The government is now eyeing a new opportunity—crypto mining in Pakistan. Officials are considering using surplus electricity to power cryptocurrency mining operations. This move aims to attract blockchain-based data centers and boost the country’s digital asset industry.
Authorities are working on a special electricity pricing system for this purpose. The goal is to promote crypto mining in Pakistan without putting extra pressure on the national power grid or relying on subsidies.
Sources from the Power Division shared that talks are underway with various stakeholders. The focus is to create a cost-effective tariff model for digital mining operations. This step could help absorb the country’s excess power supply and reduce capacity payments made to independent power producers (IPPs).
One government official highlighted that electricity makes up nearly 60–70% of total costs in Bitcoin mining. Because of Pakistan’s surplus energy, this could give the country a competitive edge. Still, concerns remain. The country’s energy infrastructure must be stable enough to ensure uninterrupted supply for large-scale mining activities.
Global Perspective on Crypto Mining
Around the world, Bitcoin mining is known for its huge energy use—over 130 terawatt hours annually. That’s more than what countries like Argentina or the Netherlands consume. Each country has responded differently to this high energy demand:
China: Banned mining in 2021 due to energy shortages and environmental issues.
Iran: Allows crypto mining with subsidized electricity but shuts down operations during peak load times.
Kazakhstan: Welcomed miners at first, but later imposed high tariffs and taxes after facing power shortages.
El Salvador: Uses geothermal energy from volcanoes to support its mining operations after adopting Bitcoin as legal currency.
Compared to others, crypto mining in Pakistan seems to be taking a balanced approach. The government is neither banning it nor ignoring the environmental impact. The aim is to gain economic benefit while managing energy wisely.
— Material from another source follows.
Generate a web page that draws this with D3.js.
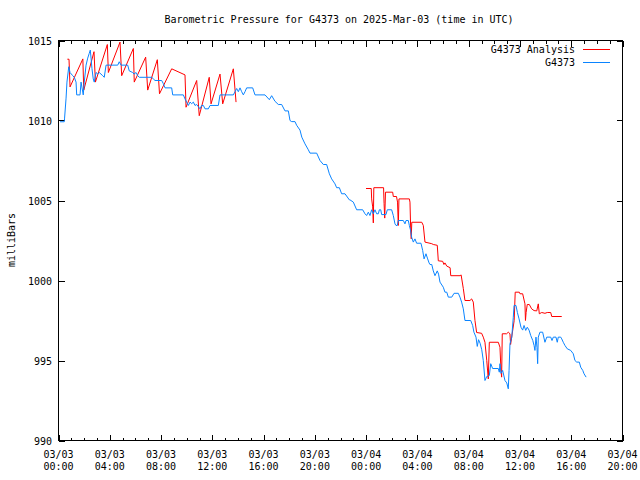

Pakistan Crypto Council’s Role
The Pakistan Crypto Council (PCC) is playing a leading role in this initiative. The body has been pushing for legalizing crypto mining. Its CEO, Bilal Bin Saqib, recently met with Energy Minister Owais Leghari. They discussed how the country’s unused power can be turned into a digital economic asset through crypto mining in Pakistan.
Later, Finance Minister Muhammad Aurangzeb chaired the PCC’s first formal meeting. The council presented its vision for integrating cryptocurrency into the national economy. Key attendees included the Governor of the State Bank of Pakistan (SBP), Jamil Ahmed; SECP Chairman Akif Saeed; and secretaries from the IT and Law Ministries.
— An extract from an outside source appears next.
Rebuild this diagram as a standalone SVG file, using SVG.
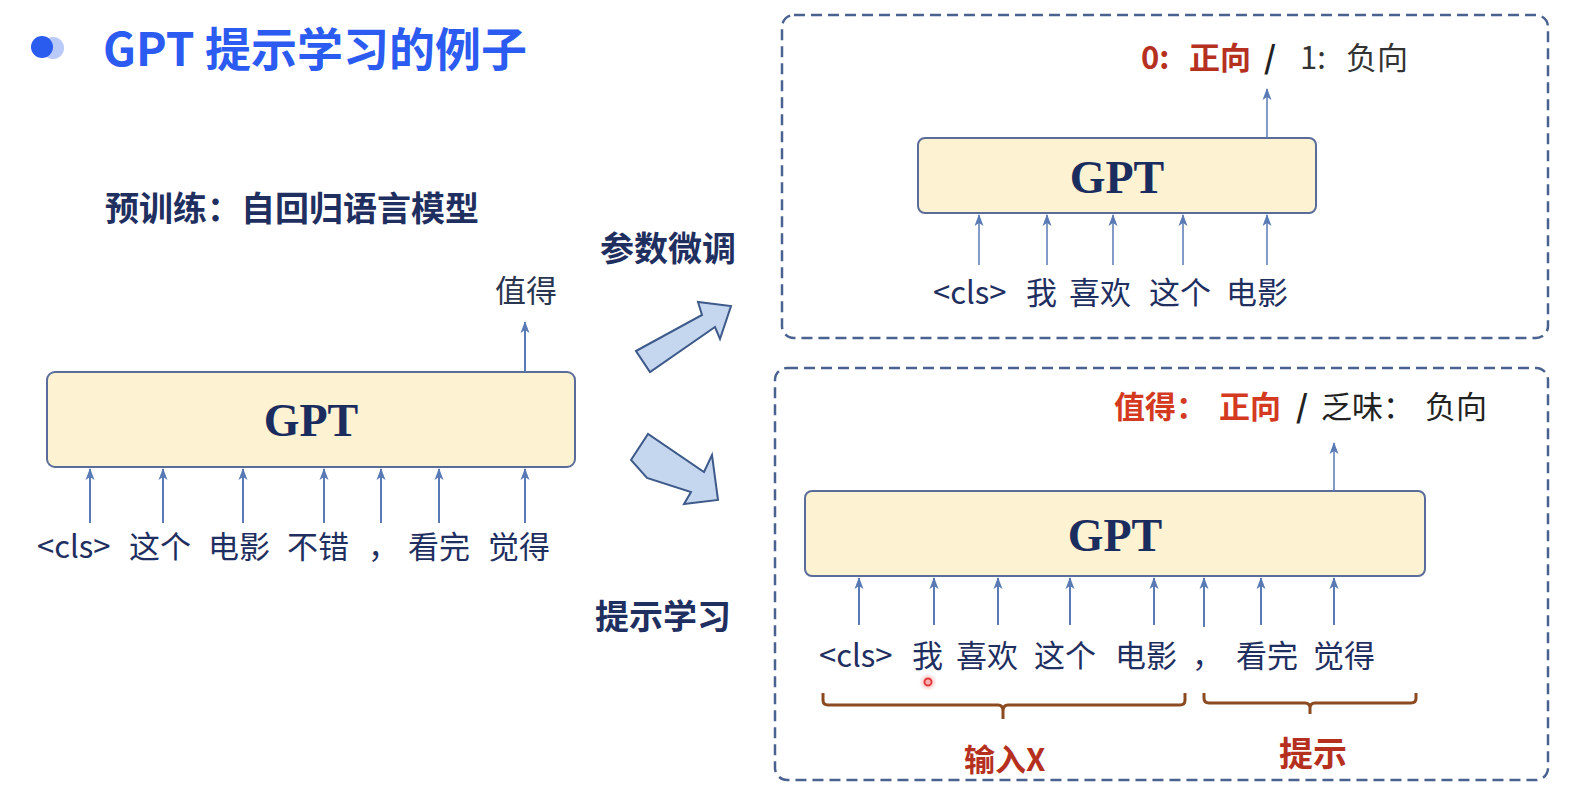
<svg xmlns="http://www.w3.org/2000/svg" width="1586" height="800" viewBox="0 0 1586 800">
<defs>
<style>
.cjk{font-family:"Noto Sans CJK SC","Liberation Sans",sans-serif;}
.title{font-size:46px;font-weight:700;fill:#2b5bf0;}
.head{font-size:34px;font-weight:700;fill:#1f2f5f;}
.tok{font-size:31px;fill:#1f2f5f;}
.gpt{font-family:"Liberation Serif","Times New Roman",serif;font-weight:700;font-size:46px;fill:#1a2d5e;text-anchor:middle;}
.box{fill:#fdf2d2;stroke:#5a6d9a;stroke-width:2;}
.dash{fill:none;stroke:#4a6290;stroke-width:2.5;stroke-dasharray:11 6;}
.ar{stroke:#5a7ab5;stroke-width:2;fill:none;marker-end:url(#ah);}
.big{fill:#c5d6ef;stroke:#3d5a8a;stroke-width:2;stroke-linejoin:miter;}
.brace{fill:none;stroke:#8b4a20;stroke-width:3;}
.red{fill:#b5301e;}
.red2{fill:#d33a1f;}
.dark{fill:#222;}
</style>
<marker id="ah" viewBox="0 0 12 10" refX="11" refY="5" markerWidth="12" markerHeight="10" orient="auto" markerUnits="userSpaceOnUse">
<path d="M0,0.5 L12,5 L0,9.5 L3,5 Z" fill="#5a7ab5"/>
</marker>
<radialGradient id="glow"><stop offset="0" stop-color="#ff6a6a" stop-opacity="0.6"/><stop offset="1" stop-color="#ff6a6a" stop-opacity="0"/></radialGradient>
</defs>
<rect width="1586" height="800" fill="#ffffff"/>

<g id="title">
<circle cx="53" cy="48" r="11" fill="#b9c9f8"/>
<circle cx="42" cy="47" r="11" fill="#2b5cf0"/>
<text class="cjk title" x="103" y="66">GPT 提示学习的例子</text>
</g>

<g id="pretrain-label"><text class="cjk head" x="105" y="221">预训练：自回归语言模型</text></g>
<g id="finetune-label"><text class="cjk head" x="600" y="261">参数微调</text></g>
<g id="prompt-label"><text class="cjk head" x="595" y="629">提示学习</text></g>

<g id="gpt-left">
<rect class="box" x="47" y="372" width="528" height="95" rx="8"/>
<text class="gpt" x="311" y="436">GPT</text>
</g>
<g id="out-left"><text class="cjk tok" x="495" y="302" style="fill:#2a3550">值得</text></g>
<g id="tokens-left">
<text class="cjk tok" x="37" y="558">&lt;cls&gt;</text>
<text class="cjk tok" x="129" y="558">这个</text>
<text class="cjk tok" x="208" y="558">电影</text>
<text class="cjk tok" x="287" y="558">不错</text>
<text class="cjk tok" x="368" y="558">，</text>
<text class="cjk tok" x="408" y="558">看完</text>
<text class="cjk tok" x="488" y="558">觉得</text>
</g>

<g id="big-arrows">
<polygon class="big" points="636,351 702,315 698,302 731,306 720,339 715,327 650,372"/>
<polygon class="big" points="631,460 648,434 704,472 712,455 718,500 684,504 691,492 647,478"/>
</g>

<g id="finetune-panel">
<rect class="dash" x="782" y="15" width="766" height="323" rx="12"/>
<rect class="box" x="918" y="138" width="398" height="75" rx="7"/>
<text class="gpt" x="1117" y="193">GPT</text>
<text class="cjk" x="1141" y="69" font-size="31"><tspan class="red" font-weight="700">0:</tspan><tspan class="red" font-weight="700" x="1189">正向</tspan><tspan class="dark" font-weight="700" x="1264">/</tspan><tspan fill="#333" x="1300">1:</tspan><tspan fill="#333" x="1346">负向</tspan></text>
<text class="cjk tok" x="933" y="304">&lt;cls&gt;</text>
<text class="cjk tok" x="1026" y="304">我</text>
<text class="cjk tok" x="1069" y="304">喜欢</text>
<text class="cjk tok" x="1149" y="304">这个</text>
<text class="cjk tok" x="1226" y="304">电影</text>
</g>

<g id="prompt-panel">
<rect class="dash" x="775" y="368" width="773" height="412" rx="12"/>
<rect class="box" x="805" y="491" width="620" height="85" rx="7"/>
<text class="gpt" x="1115" y="551">GPT</text>
<text class="cjk" x="1114" y="418" font-size="31"><tspan class="red2" font-weight="700">值得：</tspan><tspan class="red2" font-weight="700" x="1219">正向</tspan><tspan class="dark" font-weight="700" x="1296">/</tspan><tspan fill="#222" x="1321">乏味：</tspan><tspan fill="#222" x="1425">负向</tspan></text>
<text class="cjk tok" x="819" y="667">&lt;cls&gt;</text>
<text class="cjk tok" x="912" y="667">我</text>
<text class="cjk tok" x="956" y="667">喜欢</text>
<text class="cjk tok" x="1034" y="667">这个</text>
<text class="cjk tok" x="1115" y="667">电影</text>
<text class="cjk tok" x="1192" y="667">，</text>
<text class="cjk tok" x="1236" y="667">看完</text>
<text class="cjk tok" x="1313" y="667">觉得</text>
<path class="brace" d="M823,693 L823,700 Q823,705 828,705 L998,705 Q1003,705 1003,711 L1003,719 M1003,711 Q1003,705 1008,705 L1180,705 Q1185,705 1185,700 L1185,693"/>
<path class="brace" d="M1204,693 L1204,698 Q1204,703 1209,703 L1305,703 Q1310,703 1310,708 L1310,714 M1310,708 Q1310,703 1315,703 L1411,703 Q1416,703 1416,698 L1416,693"/>
<text class="cjk red" x="964" y="771" font-size="31" font-weight="700">输入X</text>
<text class="cjk red" x="1279" y="766" font-size="34" font-weight="700">提示</text>
<circle cx="928" cy="682" r="9" fill="url(#glow)"/>
<circle cx="928" cy="682" r="3.5" fill="none" stroke="#e03a3a" stroke-width="2"/>
</g>

<g id="connectors">
<line class="ar" x1="525" y1="372" x2="525" y2="322"/>
<line class="ar" x1="90" y1="523" x2="90" y2="469"/>
<line class="ar" x1="163" y1="523" x2="163" y2="469"/>
<line class="ar" x1="243" y1="523" x2="243" y2="469"/>
<line class="ar" x1="324" y1="523" x2="324" y2="469"/>
<line class="ar" x1="381" y1="523" x2="381" y2="469"/>
<line class="ar" x1="439" y1="523" x2="439" y2="469"/>
<line class="ar" x1="525" y1="523" x2="525" y2="469"/>
<line class="ar" x1="1267" y1="138" x2="1267" y2="89" style="stroke-width:1.5"/>
<line class="ar" x1="979" y1="265" x2="979" y2="215" style="stroke-width:1.5"/>
<line class="ar" x1="1047" y1="265" x2="1047" y2="215" style="stroke-width:1.5"/>
<line class="ar" x1="1113" y1="265" x2="1113" y2="215" style="stroke-width:1.5"/>
<line class="ar" x1="1183" y1="265" x2="1183" y2="215" style="stroke-width:1.5"/>
<line class="ar" x1="1267" y1="265" x2="1267" y2="215" style="stroke-width:1.5"/>
<line class="ar" x1="1334" y1="491" x2="1334" y2="443" style="stroke-width:1.5"/>
<line class="ar" x1="859" y1="625" x2="859" y2="578"/>
<line class="ar" x1="934" y1="625" x2="934" y2="578"/>
<line class="ar" x1="998" y1="625" x2="998" y2="578"/>
<line class="ar" x1="1070" y1="625" x2="1070" y2="578"/>
<line class="ar" x1="1154" y1="625" x2="1154" y2="578"/>
<line class="ar" x1="1204" y1="627" x2="1204" y2="578"/>
<line class="ar" x1="1261" y1="625" x2="1261" y2="578"/>
<line class="ar" x1="1334" y1="625" x2="1334" y2="578"/>
</g>
</svg>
At the meeting, Saqib proposed that Pakistan should not waste surplus electricity. Instead, it should turn it into a source of revenue through Bitcoin mining. This, he said, would be a smarter use of energy.
Regulatory Framework Still Missing
A major challenge, however, is the absence of proper regulation. Saqib stressed the need to study global crypto laws and adopt suitable models for the country. Finance Minister Aurangzeb agreed that legal clarity is vital for attracting investors and expanding the crypto sector.
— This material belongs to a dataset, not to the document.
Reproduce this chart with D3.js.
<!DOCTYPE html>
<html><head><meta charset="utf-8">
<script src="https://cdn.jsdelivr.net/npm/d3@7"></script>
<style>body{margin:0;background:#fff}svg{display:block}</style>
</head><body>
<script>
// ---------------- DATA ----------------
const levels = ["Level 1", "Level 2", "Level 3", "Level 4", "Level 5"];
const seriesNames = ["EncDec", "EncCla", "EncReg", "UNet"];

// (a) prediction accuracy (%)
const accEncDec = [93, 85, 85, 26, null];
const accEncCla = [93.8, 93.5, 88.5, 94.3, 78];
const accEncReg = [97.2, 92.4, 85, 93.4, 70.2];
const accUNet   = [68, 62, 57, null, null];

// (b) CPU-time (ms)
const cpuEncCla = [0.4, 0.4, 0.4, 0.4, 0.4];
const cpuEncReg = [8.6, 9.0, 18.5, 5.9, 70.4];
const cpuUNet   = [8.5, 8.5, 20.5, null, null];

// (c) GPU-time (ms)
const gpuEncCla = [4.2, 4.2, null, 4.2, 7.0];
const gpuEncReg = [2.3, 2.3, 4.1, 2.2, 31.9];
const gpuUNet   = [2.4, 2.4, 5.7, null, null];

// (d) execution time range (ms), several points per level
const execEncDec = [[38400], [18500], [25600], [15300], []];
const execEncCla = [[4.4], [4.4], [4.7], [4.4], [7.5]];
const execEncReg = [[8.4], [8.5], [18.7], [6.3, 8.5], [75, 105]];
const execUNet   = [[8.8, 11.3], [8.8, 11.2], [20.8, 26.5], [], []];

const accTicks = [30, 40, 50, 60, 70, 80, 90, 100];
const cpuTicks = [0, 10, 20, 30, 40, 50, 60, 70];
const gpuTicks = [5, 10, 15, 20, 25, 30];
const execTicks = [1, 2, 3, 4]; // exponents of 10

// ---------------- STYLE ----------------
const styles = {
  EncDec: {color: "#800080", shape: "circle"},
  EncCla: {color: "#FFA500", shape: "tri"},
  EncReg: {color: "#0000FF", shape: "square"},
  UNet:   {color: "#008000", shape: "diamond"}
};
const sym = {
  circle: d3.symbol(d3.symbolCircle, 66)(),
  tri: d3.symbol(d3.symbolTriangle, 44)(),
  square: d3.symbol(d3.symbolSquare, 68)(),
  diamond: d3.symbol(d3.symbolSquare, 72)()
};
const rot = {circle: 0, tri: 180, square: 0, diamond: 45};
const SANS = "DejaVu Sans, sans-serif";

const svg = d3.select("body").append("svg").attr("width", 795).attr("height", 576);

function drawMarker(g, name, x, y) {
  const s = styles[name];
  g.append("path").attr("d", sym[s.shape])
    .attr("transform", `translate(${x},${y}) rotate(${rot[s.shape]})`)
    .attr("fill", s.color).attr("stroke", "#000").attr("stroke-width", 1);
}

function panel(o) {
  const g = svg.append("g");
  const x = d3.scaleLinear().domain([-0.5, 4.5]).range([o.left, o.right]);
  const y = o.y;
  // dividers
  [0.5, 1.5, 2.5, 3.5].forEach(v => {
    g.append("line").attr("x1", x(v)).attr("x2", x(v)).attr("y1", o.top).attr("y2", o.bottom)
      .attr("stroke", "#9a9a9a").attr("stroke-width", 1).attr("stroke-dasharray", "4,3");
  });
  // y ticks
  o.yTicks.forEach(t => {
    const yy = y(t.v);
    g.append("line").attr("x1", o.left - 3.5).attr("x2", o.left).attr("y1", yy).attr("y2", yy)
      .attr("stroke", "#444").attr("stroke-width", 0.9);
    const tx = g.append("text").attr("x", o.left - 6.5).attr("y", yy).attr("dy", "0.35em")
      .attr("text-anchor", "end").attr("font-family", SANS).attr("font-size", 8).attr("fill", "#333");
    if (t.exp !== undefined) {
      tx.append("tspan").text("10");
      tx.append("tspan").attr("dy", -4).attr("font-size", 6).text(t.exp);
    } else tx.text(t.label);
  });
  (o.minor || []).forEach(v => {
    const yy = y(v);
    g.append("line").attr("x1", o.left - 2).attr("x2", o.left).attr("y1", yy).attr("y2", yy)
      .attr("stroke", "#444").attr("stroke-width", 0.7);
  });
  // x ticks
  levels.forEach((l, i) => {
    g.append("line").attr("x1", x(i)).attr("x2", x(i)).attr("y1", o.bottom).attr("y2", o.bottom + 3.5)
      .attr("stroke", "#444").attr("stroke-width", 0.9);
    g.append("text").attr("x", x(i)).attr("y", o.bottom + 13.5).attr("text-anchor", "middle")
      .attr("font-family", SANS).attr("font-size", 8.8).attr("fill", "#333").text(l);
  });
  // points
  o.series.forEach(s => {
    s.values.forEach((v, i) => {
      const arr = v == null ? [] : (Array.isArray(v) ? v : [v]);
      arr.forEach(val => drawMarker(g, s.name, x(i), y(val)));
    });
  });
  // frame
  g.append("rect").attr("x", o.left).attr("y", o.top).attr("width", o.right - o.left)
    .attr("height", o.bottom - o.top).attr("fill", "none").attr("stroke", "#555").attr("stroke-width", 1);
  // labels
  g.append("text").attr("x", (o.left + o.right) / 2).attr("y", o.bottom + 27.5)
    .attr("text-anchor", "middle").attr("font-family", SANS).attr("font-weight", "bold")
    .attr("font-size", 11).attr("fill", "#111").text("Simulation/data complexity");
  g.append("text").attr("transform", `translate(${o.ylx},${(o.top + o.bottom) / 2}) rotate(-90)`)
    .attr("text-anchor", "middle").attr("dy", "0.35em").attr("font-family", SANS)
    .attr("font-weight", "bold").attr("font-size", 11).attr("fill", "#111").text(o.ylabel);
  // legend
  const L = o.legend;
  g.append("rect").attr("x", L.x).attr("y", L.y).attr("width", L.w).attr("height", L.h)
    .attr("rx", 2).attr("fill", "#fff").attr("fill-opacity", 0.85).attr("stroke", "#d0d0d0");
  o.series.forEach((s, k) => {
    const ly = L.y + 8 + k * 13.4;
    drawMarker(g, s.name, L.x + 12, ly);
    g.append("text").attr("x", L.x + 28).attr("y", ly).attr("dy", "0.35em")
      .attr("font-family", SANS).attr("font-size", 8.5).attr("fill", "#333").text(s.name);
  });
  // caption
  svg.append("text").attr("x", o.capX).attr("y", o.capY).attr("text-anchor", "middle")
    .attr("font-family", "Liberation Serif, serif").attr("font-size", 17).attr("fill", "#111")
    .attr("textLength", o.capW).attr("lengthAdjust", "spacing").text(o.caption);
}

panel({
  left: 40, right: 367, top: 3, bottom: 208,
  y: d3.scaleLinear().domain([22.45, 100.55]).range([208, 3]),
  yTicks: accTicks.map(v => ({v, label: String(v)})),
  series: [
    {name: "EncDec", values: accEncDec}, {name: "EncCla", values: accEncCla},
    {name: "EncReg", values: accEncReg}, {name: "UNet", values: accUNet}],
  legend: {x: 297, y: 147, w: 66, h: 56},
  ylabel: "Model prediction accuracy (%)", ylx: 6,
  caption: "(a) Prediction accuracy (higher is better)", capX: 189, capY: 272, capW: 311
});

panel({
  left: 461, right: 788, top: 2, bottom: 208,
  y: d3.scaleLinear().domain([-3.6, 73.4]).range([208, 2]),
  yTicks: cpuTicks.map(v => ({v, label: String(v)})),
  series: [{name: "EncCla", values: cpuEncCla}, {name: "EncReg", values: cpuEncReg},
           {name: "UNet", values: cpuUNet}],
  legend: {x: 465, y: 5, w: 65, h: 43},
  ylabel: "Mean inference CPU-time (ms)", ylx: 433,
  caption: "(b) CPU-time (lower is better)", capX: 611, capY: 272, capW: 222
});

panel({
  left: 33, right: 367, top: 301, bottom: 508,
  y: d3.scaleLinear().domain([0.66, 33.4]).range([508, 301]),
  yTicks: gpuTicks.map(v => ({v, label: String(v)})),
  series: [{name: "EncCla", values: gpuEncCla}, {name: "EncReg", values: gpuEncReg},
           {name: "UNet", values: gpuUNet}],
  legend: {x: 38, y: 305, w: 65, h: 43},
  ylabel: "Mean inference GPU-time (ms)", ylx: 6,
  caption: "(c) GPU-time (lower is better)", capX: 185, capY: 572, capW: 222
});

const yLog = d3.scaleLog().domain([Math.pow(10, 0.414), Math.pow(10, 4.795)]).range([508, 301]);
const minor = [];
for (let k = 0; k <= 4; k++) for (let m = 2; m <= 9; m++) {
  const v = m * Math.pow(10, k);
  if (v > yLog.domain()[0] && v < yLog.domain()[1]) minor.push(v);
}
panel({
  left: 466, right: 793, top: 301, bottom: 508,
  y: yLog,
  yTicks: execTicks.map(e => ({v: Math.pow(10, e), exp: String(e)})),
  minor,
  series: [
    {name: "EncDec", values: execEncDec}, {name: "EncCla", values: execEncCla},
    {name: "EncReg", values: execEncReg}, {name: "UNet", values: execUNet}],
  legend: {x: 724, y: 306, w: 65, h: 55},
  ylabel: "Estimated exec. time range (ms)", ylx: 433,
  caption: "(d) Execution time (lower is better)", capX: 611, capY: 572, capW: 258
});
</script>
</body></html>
The council also listed key steps for the future:
Create a licensing system for mining and exchange platforms.
Set consumer protection laws to stop fraud and misuse.
Develop a national blockchain strategy.
Launch pilot mining projects to test large-scale operations.
The PCC plans to work closely with digital finance institutions already active in this field. Their expertise will help shape Pakistan’s approach.
Finance Minister Aurangzeb called this a “new digital chapter” for the country. He said crypto mining in Pakistan could open doors to investment, jobs, and youth empowerment. He added, “We are building a transparent, innovation-friendly financial system that positions Pakistan as a global leader in blockchain and digital assets.”
As crypto mining in Pakistan moves from concept to action, the country must handle both risks and rewards. While excess electricity is a strong advantage, steady power supply and clear regulations will be key to success.